My interest in interdisciplinary scholarship began in Chicago with my work as Programming Fellow with the Chicago Humanities Festival and as English faculty at The Odyssey Project of Illinois Humanities. After moving to Indiana, I continued to focus on making academia accessible broad audiences, serving as Scholar-Facilitator for the Next Indiana Humanities Campfires Trek & Talk series on ecological literature and environmental stewardship. Then, as Project Director of Thirteenth: Literature and Legacy (2017), I partnered with university and community institutions to organize a reading and conversation series funded by the National Endowment for the Humanities and Indiana Humanities. This semester-long program generated community dialogue about three centuries of U.S. history and African American literature, culminating in a reexamination of race, mass incarceration, and social justice in the twenty-first century. From 2019-2021 I co-edited Soundings: An Interdisciplinary Journal.

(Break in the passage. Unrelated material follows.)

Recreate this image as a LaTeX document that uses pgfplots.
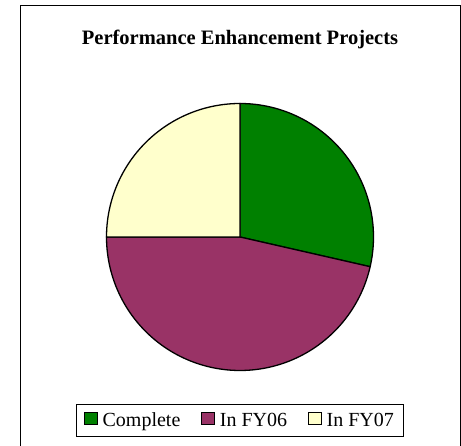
\documentclass[border=0pt]{standalone}
\usepackage{fontspec}
\setmainfont{Liberation Serif}
\usepackage{pgfplots}
\usepackage{pgfplotstable}
\pgfplotsset{compat=1.18}
\definecolor{cgreen}{RGB}{0,128,0}
\definecolor{cpurple}{RGB}{153,51,102}
\definecolor{cyellow}{RGB}{255,255,204}
\pgfplotstableread{
label value
Complete 8
FY06 13
FY07 7
}\piedata
\begin{document}
\begin{tikzpicture}[x=1pt,y=1pt]
\pgfplotstablegetelem{0}{value}\of\piedata \let\va\pgfplotsretval
\pgfplotstablegetelem{1}{value}\of\piedata \let\vb\pgfplotsretval
\pgfplotstablegetelem{2}{value}\of\piedata \let\vc\pgfplotsretval
\pgfmathsetmacro\total{\va+\vb+\vc}
\pgfmathsetmacro\aA{90-360*\va/\total}
\pgfmathsetmacro\aB{\aA-360*\vb/\total}
\pgfmathsetmacro\aC{\aB-360*\vc/\total}
\useasboundingbox (0,0) rectangle (461,446);
\draw[line width=0.9pt] (20.5,-5) -- (20.5,440.5) -- (460.5,440.5) -- (460.5,-5);
\begin{axis}[
  at={(240pt,209pt)}, anchor=center,
  scale only axis, width=267pt, height=267pt,
  xmin=-1, xmax=1, ymin=-1, ymax=1,
  hide axis, clip=false,
  title={Performance Enhancement Projects},
  title style={at={(0.5,1)}, anchor=base, yshift=52.5pt, font=\bfseries\fontsize{20.5}{24}\selectfont},
  legend columns=3,
  legend style={at={(0.5,0)}, anchor=center, yshift=-50pt, draw=black, line width=1pt,
    font=\fontsize{20}{24}\selectfont, inner xsep=8pt, inner ysep=6pt,
    /tikz/every odd column/.append style={column sep=3pt},
    /tikz/every even column/.append style={column sep=19pt},
    cells={anchor=west, inner xsep=0pt, inner ysep=0pt}},
  legend image code/.code={\draw[#1, line width=1pt] (0pt,-4.5pt) rectangle (12.5pt,8pt);},
]
\addplot[fill=cgreen, draw=black, line width=1.3pt, domain=\aA:90, samples=90] ({cos(x)},{sin(x)}) -- (0,0) -- cycle;
\addlegendentry{Complete}
\addplot[fill=cpurple, draw=black, line width=1.3pt, domain=\aB:\aA, samples=120] ({cos(x)},{sin(x)}) -- (0,0) -- cycle;
\addlegendentry{In FY06}
\addplot[fill=cyellow, draw=black, line width=1.3pt, domain=\aC:\aB, samples=90] ({cos(x)},{sin(x)}) -- (0,0) -- cycle;
\addlegendentry{In FY07}
\end{axis}
\end{tikzpicture}
\end{document}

I completed my Ph.D. at Northwestern University in 2013, with subsequent teaching appointments at:

  • Northwestern University (2013-14): Visiting Assistant Professor of English; Instructor in the Medical Humanities & Bioethics program at the Feinberg School of Medicine

  • Indiana University Kokomo (2014-19): Assistant Professor of English; Indiana University Bicentennial Professor (2019-20, declined)

I now live in the Bay Area where I am Chair of the English Department at Menlo School in Atherton, CA. My writing has appeared in Mississippi Quarterly, Literature and MedicineESQCallalooand Arab Studies Quarterly.